Bu dönemde Kâbil, İngilizlerin yönetime hâkim oldukları, kriket oynadıkları, buz pateni yaptıkları, at yarışları düzenledikleri, hatta Afgan kadınların namuslarına tasallut ettikleri, şarap içip eğlendikleri bir zulme şahit oldu. Dost Muhammed’in yeğeni Cihan Begüm’ün Kaptan Robert Warburton ile, bir Gılcay reisinin kız kardeşinin ise Teğmen Lynch ile evlenmesi Afgan halkını isyana sürükledi. 2 Kasım 1841’de Peştûn liderlerden Abdullah Han Açakzay’ın çağrısı ile Kâbil’de çıkan ani ve şiddetli isyanda âdeta hükümdar gibi hareket eden İngiliz temsilcisi Alexander Burnes öldürüldü. İngilizler bu isyanı bastırmıştı; ancak Dost Muhammed’in oğlu Ekber Han yönetiminde Hindukuş Dağlarından harekete geçen Afganlar Kâbil’i tehdide başlamışlardı.

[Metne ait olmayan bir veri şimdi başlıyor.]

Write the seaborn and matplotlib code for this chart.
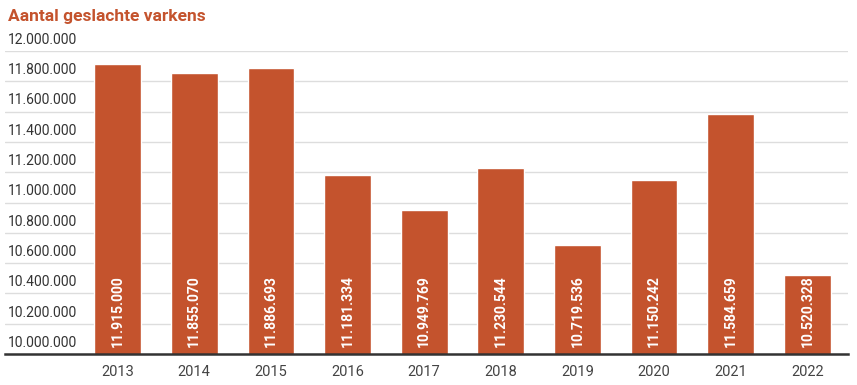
import numpy as np
import pandas as pd
import seaborn as sns
import matplotlib.pyplot as plt
import matplotlib.transforms as mtransforms

# data
years = ['2013', '2014', '2015', '2016', '2017', '2018', '2019', '2020', '2021', '2022']
slaughtered = [11915000, 11855070, 11886693, 11181334, 10949769, 11230544,
               10719536, 11150242, 11584659, 10520328]
y_ticks = [10000000, 10200000, 10400000, 10600000, 10800000, 11000000,
           11200000, 11400000, 11600000, 11800000, 12000000]

df = pd.DataFrame({'jaar': years, 'aantal': slaughtered})

def nl(v):
    return f'{v:,.0f}'.replace(',', '.')

sns.set_style('white')
plt.rcParams['font.family'] = ['Roboto', 'DejaVu Sans']

bar_color = '#c4532d'
fig = plt.figure(figsize=(8.57, 3.85), dpi=100)
ax = fig.add_axes([5 / 857, 1 - 354 / 385, 843 / 857, 303 / 385])

sns.barplot(data=df, x='jaar', y='aantal', color=bar_color, width=0.61,
            saturation=1, ax=ax)

ax.set_ylim(10000000, 12000000)
ax.set_xlim(-1.47, 9.53)
ax.set_xlabel('')
ax.set_ylabel('')
ax.set_yticks(y_ticks)
ax.set_yticklabels([])
ax.tick_params(axis='y', length=0)
ax.tick_params(axis='x', length=0, labelsize=10.5, colors='#444444', pad=8)
ax.grid(axis='y', color='#dddddd', linewidth=1)
ax.set_axisbelow(True)
for s in ['top', 'right', 'left']:
    ax.spines[s].set_visible(False)
ax.spines['bottom'].set_color('#333333')
ax.spines['bottom'].set_linewidth(1.8)

# y tick labels sit above the gridlines
trans = mtransforms.blended_transform_factory(ax.transAxes, ax.transData)
for t in y_ticks:
    ax.annotate(nl(t), xy=(0.004, t), xycoords=trans, xytext=(0, 3),
                textcoords='offset points', ha='left', va='bottom',
                fontsize=10, color='#333333')

# value labels inside bars
for i, v in enumerate(slaughtered):
    ax.annotate(nl(v), xy=(i, 10000000), xytext=(0, 5),
                textcoords='offset points', ha='center', va='bottom',
                rotation=90, fontsize=10, fontweight='bold', color='white')

fig.text(8 / 857, 1 - 16 / 385, 'Aantal geslachte varkens', ha='left',
         va='center', fontsize=12.5, fontweight='bold', color=bar_color)

fig.savefig('out.png', dpi=100)
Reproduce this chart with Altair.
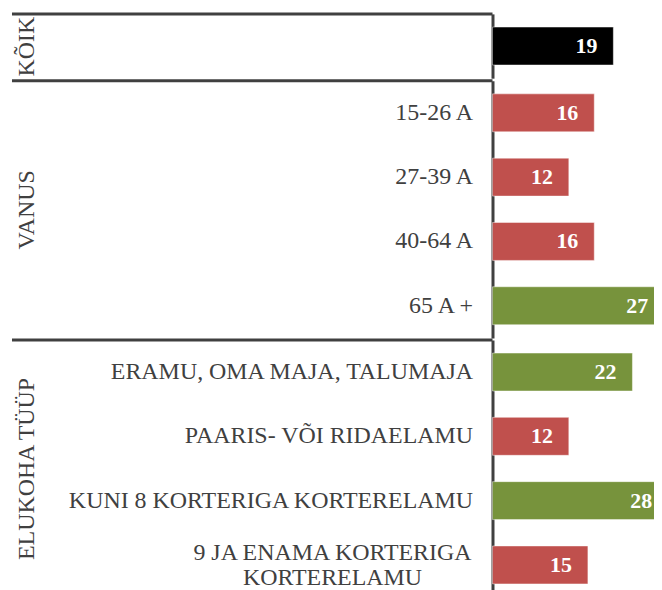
import altair as alt
import pandas as pd

groups = ["KÕIK", "VANUS", "VANUS", "VANUS", "VANUS",
          "ELUKOHA TÜÜP", "ELUKOHA TÜÜP", "ELUKOHA TÜÜP", "ELUKOHA TÜÜP"]
categories = ["KÕIK", "15-26 A", "27-39 A", "40-64 A", "65 A +",
              "ERAMU, OMA MAJA, TALUMAJA", "PAARIS- VÕI RIDAELAMU",
              "KUNI 8 KORTERIGA KORTERELAMU",
              "9 JA ENAMA KORTERIGA|KORTERELAMU"]
values = [19, 16, 12, 16, 27, 22, 12, 28, 15]

df = pd.DataFrame({"grupp": groups, "kategooria": categories, "väärtus": values})
overall = values[0]

PLOT_W = 644
AXIS_X = 482
UNIT = 6.38
X_MIN, X_MAX = -AXIS_X / UNIT, (PLOT_W - AXIS_X) / UNIT
LABEL_CAP = 27.6  # keep value labels inside the page edge
FONT = "Liberation Serif"
GREY = "#404040"
STEP = 64.5

color_scale = alt.Scale(domain=["kõik", "üle", "alla"],
                        range=["#000000", "#77933C", "#C0504D"])
xs = alt.Scale(domain=[X_MIN, X_MAX], nice=False, zero=False)

MULTI = "indexof(datum.value, '|') >= 0"


def panel(g, show_labels):
    sub = df[df.grupp == g]
    n = len(sub)
    h = STEP * n
    base = alt.Chart(sub).transform_calculate(
        kind=f"datum.grupp == 'KÕIK' ? 'kõik' : (datum['väärtus'] > {overall} ? 'üle' : 'alla')",
        lx=f"min(datum['väärtus'], {LABEL_CAP})",
    ).encode(
        y=alt.Y("kategooria:N", sort=list(sub.kategooria),
                scale=alt.Scale(paddingInner=0.41, paddingOuter=0.205),
                axis=alt.Axis(
                    title=g, titleFont=FONT, titleFontSize=24, titleFontWeight="normal",
                    titleColor=GREY, titleAngle=-90, titleX=15 - AXIS_X, titleY=h / 2,
                    titleAlign="center", titleBaseline="middle",
                    labels=show_labels, labelFont=FONT, labelFontSize=24,
                    labelColor=GREY, labelLimit=600,
                    labelExpr="split(datum.label, '|')", labelLineHeight=25,
                    labelOffset={"condition": {"test": MULTI, "value": -12}, "value": 0},
                    labelAlign={"condition": {"test": MULTI, "value": "center"}, "value": "right"},
                    labelPadding={"condition": {"test": MULTI, "value": 161}, "value": 20},
                    ticks=False, domainColor=GREY, domainWidth=3,
                    offset=-AXIS_X, grid=False))
    )
    bars = base.mark_bar(clip=True, stroke="white", strokeOpacity=0.45,
                         strokeWidth=1).encode(
        x=alt.X("väärtus:Q", scale=xs, axis=None),
        x2=alt.datum(0),
        color=alt.Color("kind:N", scale=color_scale, legend=None),
    )
    text = base.mark_text(align="right", baseline="middle", dx=-16, font=FONT,
                          fontSize=22, fontWeight="bold", color="white").encode(
        x=alt.X("lx:Q", scale=xs, axis=None),
        text=alt.Text("väärtus:Q"),
    )
    rule = alt.Chart(pd.DataFrame({"k": [0]})).mark_rule(
        color=GREY, strokeWidth=3, strokeCap="butt").encode(
        x=alt.datum(X_MIN, scale=xs), x2=alt.datum(0), y=alt.value(0))
    return alt.layer(bars, text, rule).properties(width=PLOT_W, height=alt.Step(STEP))


chart = alt.vconcat(
    panel("KÕIK", False),
    panel("VANUS", True),
    panel("ELUKOHA TÜÜP", True),
    spacing=0,
).properties(
    padding={"left": 2, "top": 3, "right": 0, "bottom": 0}
).configure_view(stroke=None)

chart.save("out.html", embed_options={"renderer": "svg", "actions": False})
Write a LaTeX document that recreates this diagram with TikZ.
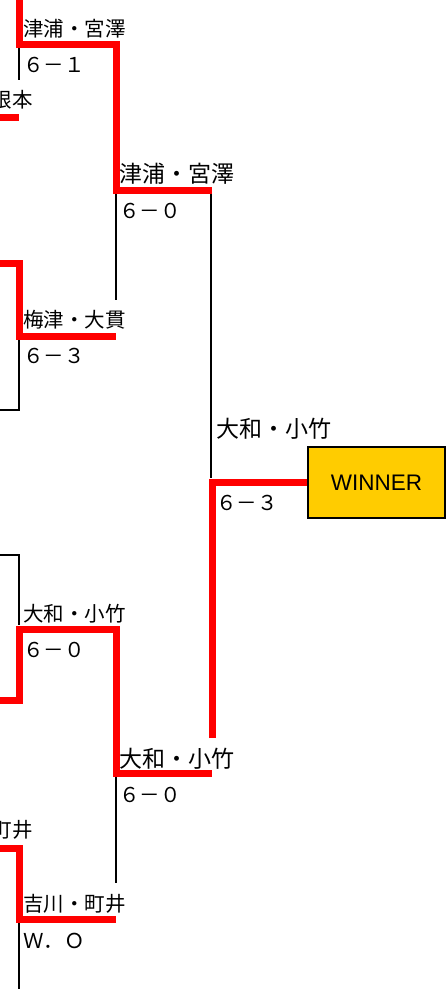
\documentclass[tikz,border=0pt]{standalone}
\usepackage{fontspec}
\setmainfont{Liberation Sans}
\newfontfamily\jp{Noto Sans CJK JP}
\definecolor{winnergold}{HTML}{FFCC00}
\begin{document}
\begin{tikzpicture}[x=1pt,y=-1pt,
  win/.style={draw=red, line width=7pt, line join=miter},
  lose/.style={draw=black, line width=1.8pt},
  nm/.style={font=\jp\fontsize{20.5}{24}\selectfont, inner sep=0pt, anchor=base west},
  nmb/.style={font=\jp\fontsize{23}{27}\selectfont, inner sep=0pt, anchor=base west},
  nme/.style={font=\jp\fontsize{20.5}{24}\selectfont, inner sep=0pt, anchor=base east},
  sc/.style={font=\jp\fontsize{20.5}{24}\selectfont, inner sep=0pt, anchor=base west},
  winbox/.style={draw=black, line width=1.5pt, fill=winnergold, minimum width=137pt, minimum height=71pt, inner sep=0pt, font=\fontsize{22.5}{26}\selectfont}
]
\useasboundingbox (0,0) rectangle (446,989);

% winner box
\node[winbox] (winner) at (376.5,482.5) {WINNER};

% coordinates (bracket corners)
\coordinate (a0) at (19,0);
\coordinate (a1) at (19,44);
\coordinate (a2) at (116,44);
\coordinate (a3) at (116,190);
\coordinate (a4) at (212,190);
\coordinate (b0) at (0,117);
\coordinate (b1) at (19,117);
\coordinate (c0) at (0,263);
\coordinate (c1) at (19,263);
\coordinate (c2) at (19,336);
\coordinate (c3) at (116,336);
\coordinate (d0) at (0,700);
\coordinate (d1) at (19,700);
\coordinate (d2) at (19,629);
\coordinate (d3) at (116,629);
\coordinate (d4) at (116,773);
\coordinate (d5) at (212,773);
\coordinate (e0) at (212,738);
\coordinate (e1) at (212,482.5);
\coordinate (f0) at (0,848);
\coordinate (f1) at (19,848);
\coordinate (f2) at (19,919);
\coordinate (f3) at (116,919);

% black (losing) lines
\coordinate (k1a) at (19,47);   \coordinate (k1b) at (19,80);
\coordinate (k2a) at (116,193); \coordinate (k2b) at (116,300);
\coordinate (k3a) at (211,193); \coordinate (k3b) at (211,478);
\coordinate (k4a) at (0,410);   \coordinate (k4b) at (19,410); \coordinate (k4c) at (19,339);
\coordinate (k5a) at (0,555);   \coordinate (k5b) at (19,555); \coordinate (k5c) at (19,625);
\coordinate (k6a) at (116,777); \coordinate (k6b) at (116,883);
\coordinate (k7a) at (19,923);  \coordinate (k7b) at (19,989);

\draw[lose] (k1a) -- (k1b);
\draw[lose] (k2a) -- (k2b);
\draw[lose] (k3a) -- (k3b);
\draw[lose] (k4a) -- (k4b) -- (k4c);
\draw[lose] (k5a) -- (k5b) -- (k5c);
\draw[lose] (k6a) -- (k6b);
\draw[lose] (k7a) -- (k7b);

% red (winning) lines
\draw[win] (a0) -- (a1) -- (a2) -- (a3) -- (a4);
\draw[win] (b0) -- (b1);
\draw[win] (c0) -- (c1) -- (c2) -- (c3);
\draw[win] (d0) -- (d1) -- (d2) -- (d3) -- (d4) -- (d5);
\draw[win] (e0) -- (e1) -- (winner.west);
\draw[win] (f0) -- (f1) -- (f2) -- (f3);

% labels
\node[nm] (t1) at (23,36) {津浦・宮澤};
\node[sc] (s1) at (23,72) {６－１};
\node[nme] (t2) at (33,107) {根本};
\node[nmb] (t3) at (119,182) {津浦・宮澤};
\node[sc] (s3) at (119,218) {６－０};
\node[nm] (t4) at (23,327) {梅津・大貫};
\node[sc] (s4) at (23,363) {６－３};
\node[nmb] (t5) at (216,437) {大和・小竹};
\node[sc] (s5) at (216,510) {６－３};
\node[nm] (t6) at (23,621) {大和・小竹};
\node[sc] (s6) at (23,657) {６－０};
\node[nmb] (t7) at (119,767) {大和・小竹};
\node[sc] (s7) at (119,802) {６－０};
\node[nme] (t8) at (33,837) {町井};
\node[nm] (t9) at (23,911) {吉川・町井};
\node[sc] (s9) at (23,948) {Ｗ．Ｏ};
\end{tikzpicture}
\end{document}
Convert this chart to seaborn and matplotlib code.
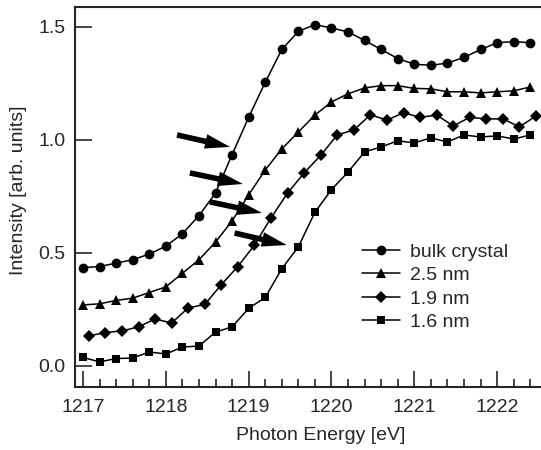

Bu savaşta yer alan bir İngiliz generalinin eşi olan Lady Sale’in anlatımıyla, “topların önüne vücutlarını siper ederek” direnen ve “tepelerin üzerinden İngiliz birliklerinin üzerine kurtların koyun sürüsüne saldırdığı gibi saldıran” mücahitlerin lideri Ekber Han kendileri ile pazarlık edip İngiliz işgalini dayatan İngiliz temsilcisi William Hay Macnaghten ve yanındakileri, 23 Aralık 1841’de, Afgan halkının izlediği bir görüşme sırasında “İngilizlerin, Afganistan’ı işgal etme amacı güttüğünü ve sahtekâr olduklarını” öde sürerek öldürdü. Bu durum İngilizleri, 1 Ocak 1842’de onunla 13 maddelik Kâbil antlaşmasını imzalamak, Dost Muhammed’in hükümdarlığını ve 24 saat içinde Afganistan’ı terk etmeyi kabul etmek zorunda bırakmıştı.
Bu antlaşmaya rağmen İngilizler bazı oyalamalar ile altı günde Kâbil’i terk ettiler. Bu gecikme 17 bin askeri olan İngilizlerin -dört metre enindeki Karanlık geçitte- 3 bin asker kaybına sebep olmuştu. Bu zafer Alman yazar Wilhelm Dietl’e göre “Pekin’den İstanbul’a kadar bütün İslâm dünyasını gururlandırmış, buna karşılık yenilmez Britanya İmparatorluğunun imajını yerle bir etmiş ve İngilizler bu tarihten sonra bu küçük ülkenin yok edilmesi için çok uğraşmışlardı.”